Nina went first.  Summer went next. Aadi was ready to take his when a voice called from the living room.

It was Ken Barlow.  "I've lived on this street all of my life," he said.  He always began conversations this way.

"Yes Mr Barlow, you've told me before," replied Aadi.

"We don't need a party going on at this time of day.  I can hear the noise down the other end of the street. Turn it down.  I've lived on this..."

Aadi tuned out and his dander rose.  He stared at Ken, and advanced slowly towards the elderly man.  Aadi went into spreadsheet mode. 

Dylan aged 18. Brody aged 19.  Sum total - 37 years.  

Ken, aged 85 years.  Sum total 85. 

Ken total age divided by Dylan and Brody total age 2.3.  Thus Ken is 2.3 times the challenge presented by Dylan and Brody.

Add on profit margin of 15% and VAT of 20%... no no stop. There's no need to add on profit and VAT.

So, Aadi thought, Ken is 2.3 times harder to throw out than the two boys were earlier.  Aadi, momentarily, thought he might not be able to do it.  Then he remembered that today was the day that he was going to throw off his dreary image.  Regardless of the difficulty, the young Aadi stepped closer to the elderly Kenneth. He turned the old man around to face the door, and picked Ken up by his trouser belt and collar.  Aadi aimed Ken's head at the door and started to run.  With a cry of 'concatenate' Aadi rushed for the door, and Ken's elderly head hit the wood hard.  However, no noise emanated from the head, cushioned as it was by the lustrous locks which had provided protection to the skull underneath for over eight decades, first when his mother dropped him when, at the age of two years old, he announced to her that having a brown sauce bottle on the table was common, swiftly followed by instructing his father that he was not to repair his bicycle in the front room.

Undeterred, Aadi opened the door, and flung Ken out onto the cobbles. Then he calmly closed the door and returned to the kitchen to drink his drug-enhanced cocktail.  Nina and Summer were hallucinating and Aadi looked for his glass.

"Where's my glass?" he asked.

"It's a lovely ass Aadi," replied Summer. Nina giggled.

"My GLASS, where's my glass?"

"I don't care if you've got gas, I'll never be your lass," said Nina.  Summer giggled.

A hand appeared, and laid an empty glass in front of Aadi.  One burp later, and the hand's owner said, "I shouldn't have had that cause I've got little Frankie to put to bed soon."

"Lauren!" said Aadi in a voice that was slightly louder than his normal voice.  "What have you done?"

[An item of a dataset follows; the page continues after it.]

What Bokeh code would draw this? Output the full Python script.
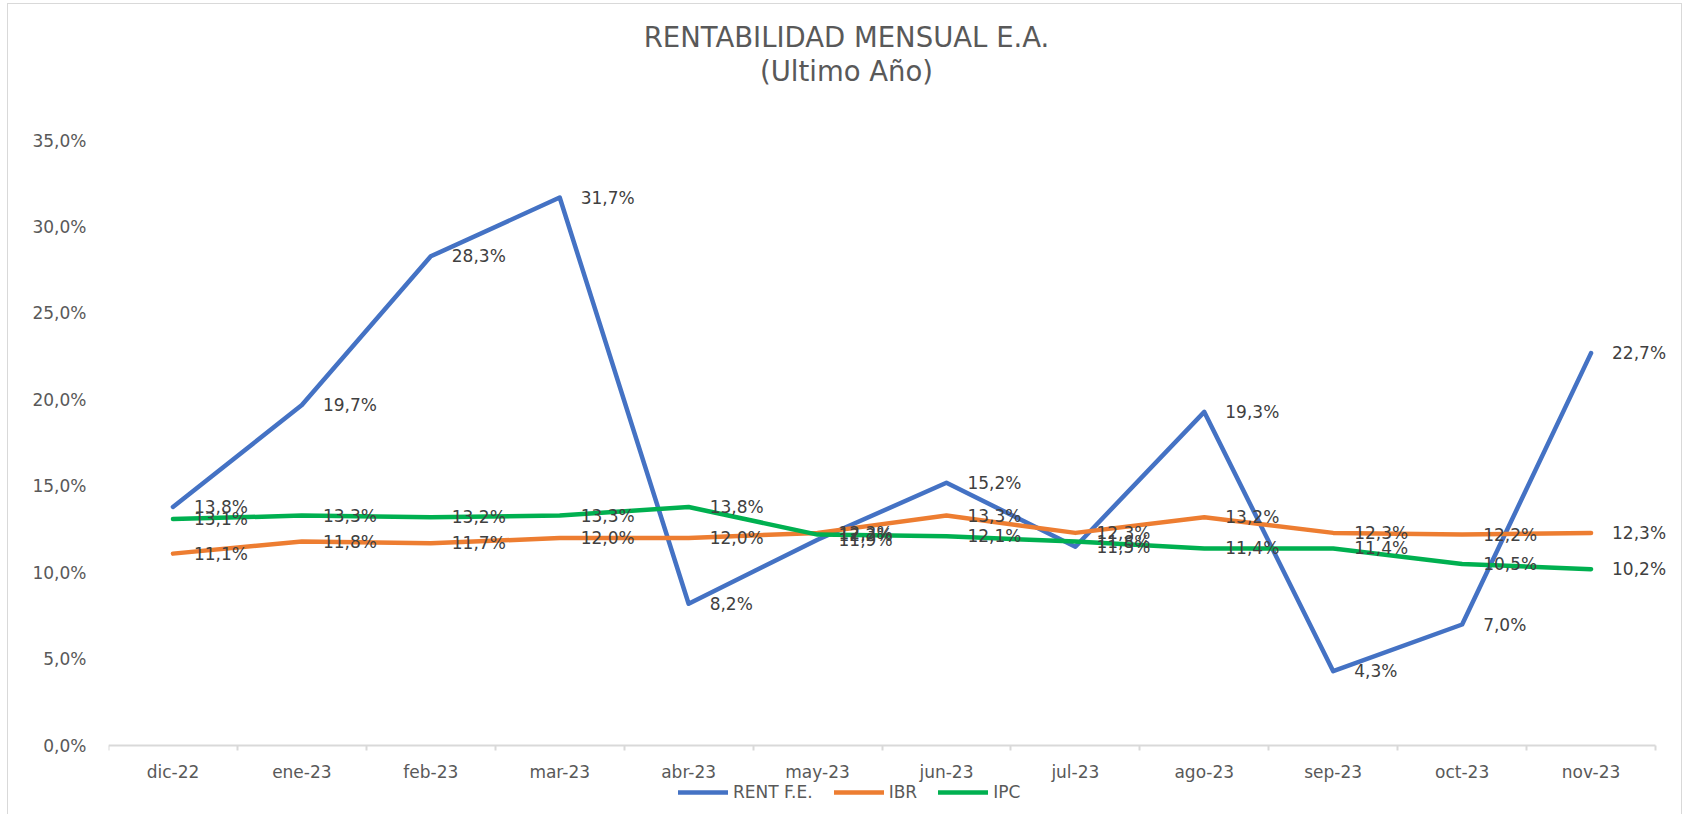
from bokeh.plotting import figure
from bokeh.models import (ColumnDataSource, FixedTicker, Legend, LegendItem, Label,
                          LabelSet)
from bokeh.core.properties import value
from bokeh.embed import file_html
from bokeh.resources import INLINE

categories = ["dic-22", "ene-23", "feb-23", "mar-23", "abr-23", "may-23",
              "jun-23", "jul-23", "ago-23", "sep-23", "oct-23", "nov-23"]
rent_fe = [13.8, 19.7, 28.3, 31.7, 8.2, 11.9, 15.2, 11.5, 19.3, 4.3, 7.0, 22.7]
ibr = [11.1, 11.8, 11.7, 12.0, 12.0, 12.3, 13.3, 12.3, 13.2, 12.3, 12.2, 12.3]
ipc = [13.1, 13.3, 13.2, 13.3, 13.8, 12.2, 12.1, 11.8, 11.4, 11.4, 10.5, 10.2]
y_ticks = [0, 5, 10, 15, 20, 25, 30, 35]
y_tick_labels = ["0,0%", "5,0%", "10,0%", "15,0%", "20,0%", "25,0%", "30,0%", "35,0%"]
title_lines = ["RENTABILIDAD MENSUAL E.A.", "(Ultimo Año)"]

series = [("RENT F.E.", rent_fe, "#4472C4"),
          ("IBR", ibr, "#ED7D31"),
          ("IPC", ipc, "#00B050")]

idx = list(range(len(categories)))
n = len(categories)
Y_MAX = y_ticks[-1]

# layout geometry (pixels): category plot area 1547 x 605, extra room around it
PLOT_W, PLOT_H = 1547, 605
EXTRA_R, EXTRA_T, EXTRA_B = 26, 136, 69
unit_x = PLOT_W / n
unit_y = PLOT_H / Y_MAX
FW, FH = PLOT_W + EXTRA_R, PLOT_H + EXTRA_T + EXTRA_B

p = figure(frame_width=FW, frame_height=FH, output_backend="svg", toolbar_location=None,
           x_range=(-0.5, n - 0.5 + EXTRA_R / unit_x),
           y_range=(-EXTRA_B / unit_y, Y_MAX + EXTRA_T / unit_y),
           min_border_left=100, min_border_right=0, min_border_top=0,
           min_border_bottom=0)
p.outline_line_color = None
p.background_fill_color = "white"
p.border_fill_color = "white"
p.xgrid.visible = False
p.ygrid.visible = False
p.styles = {"border-top": "1px solid #d9d9d9", "border-left": "1px solid #d9d9d9",
            "border-right": "1px solid #d9d9d9", "margin-left": "7px",
            "margin-top": "3px"}

# titles
top_of_plot = EXTRA_B + PLOT_H
for txt, dy in zip(title_lines, [104, 70]):
    p.add_layout(Label(x=738, y=top_of_plot + dy, x_units="screen", y_units="screen",
                       text=txt, text_align="center", text_baseline="middle",
                       text_font="DejaVu Sans", text_font_size="27.5px",
                       text_color="#595959"))

# axes
p.xaxis.fixed_location = 0
p.xaxis.bounds = (-0.5, n - 0.5)
p.xaxis.ticker = FixedTicker(ticks=idx, minor_ticks=[i - 0.5 for i in idx] + [n - 0.5])
p.xaxis.major_label_overrides = {i: c for i, c in zip(idx, categories)}
p.xaxis.major_tick_line_color = None
p.xaxis.minor_tick_line_color = "#d9d9d9"
p.xaxis.minor_tick_line_width = 2
p.xaxis.minor_tick_in = 0
p.xaxis.minor_tick_out = 5
p.xaxis.axis_line_color = "#d9d9d9"
p.xaxis.axis_line_width = 2
p.xaxis.major_label_text_font = "DejaVu Sans"
p.xaxis.major_label_text_font_size = "17px"
p.xaxis.major_label_text_color = "#595959"
p.xaxis.major_label_standoff = 10

p.yaxis.bounds = (0, Y_MAX)
p.yaxis.ticker = FixedTicker(ticks=y_ticks)
p.yaxis.major_label_overrides = {t: l for t, l in zip(y_ticks, y_tick_labels)}
p.yaxis.axis_line_color = None
p.yaxis.major_tick_line_color = None
p.yaxis.minor_tick_line_color = None
p.yaxis.major_label_text_font = "DejaVu Sans"
p.yaxis.major_label_text_font_size = "17px"
p.yaxis.major_label_text_color = "#595959"
p.yaxis.major_label_standoff = 16

items = []
for name, vals, color in series:
    src = ColumnDataSource(dict(x=idx, y=vals,
                                lab=[f"{v:.1f}%".replace(".", ",") for v in vals]))
    r = p.line("x", "y", source=src, line_color=color, line_width=4.5,
               line_cap="round", line_join="round")
    items.append(LegendItem(label=name, renderers=[r]))
    p.add_layout(LabelSet(x="x", y="y", text="lab", source=src, x_offset=21,
                          y_offset=0, text_baseline="middle", text_align="left",
                          text_font=value("DejaVu Sans"), text_font_size=value("17px"),
                          text_color=value("#404040")))

legend = Legend(items=items, orientation="horizontal", location=(570, 12),
                border_line_color=None, background_fill_alpha=0,
                label_text_font="DejaVu Sans", label_text_font_size="17px",
                label_text_color="#595959", glyph_width=50, glyph_height=18,
                spacing=21, padding=0, margin=0, label_standoff=5)
p.add_layout(legend, "center")

open("out.html", "w").write(file_html(p, INLINE))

"Got any crisps?" she asked.

Aadi turned to get pick up a bowl of crisps.  By the time he turned around, Lauren had vanished.  Aadi raced towards the door, and exited quickly.  He stumbled over Ken who was still lying on the cobbles, but quickly steadied himself.

Aadi approached the factory.  "What would Sir Alan do?" Aadi asked himself.  "He'd venture forth and invent a computer," he decided.  "I'll add that to my online to-do list when I get home."

The thought of Sir Alan gave Aadi the confidence to open the factory door.  Therein, he saw Lauren.

"Lauren," said Aadi.  "You're fired up on drugs. Let's get you rushed to hospital before you collapse, as you will."

Back at Aadi's house, Nina and Summer had decided to leave the party.  They opened the door and just as they got onto the street, Ken staggered to his feet.  The girls bumped into him and the aged Kenneth - the man who was to Coronation Street what the ravens were to the Tower of London - fell once again onto the Cobbles.  His investment in Herbal Essences over the years was paying for itself many times over today.

They rushed by to Roy's Rolls and locked themselves in.

"Have we..." cried Summer.

"Killed the world's longest serving actor in a continuous role?"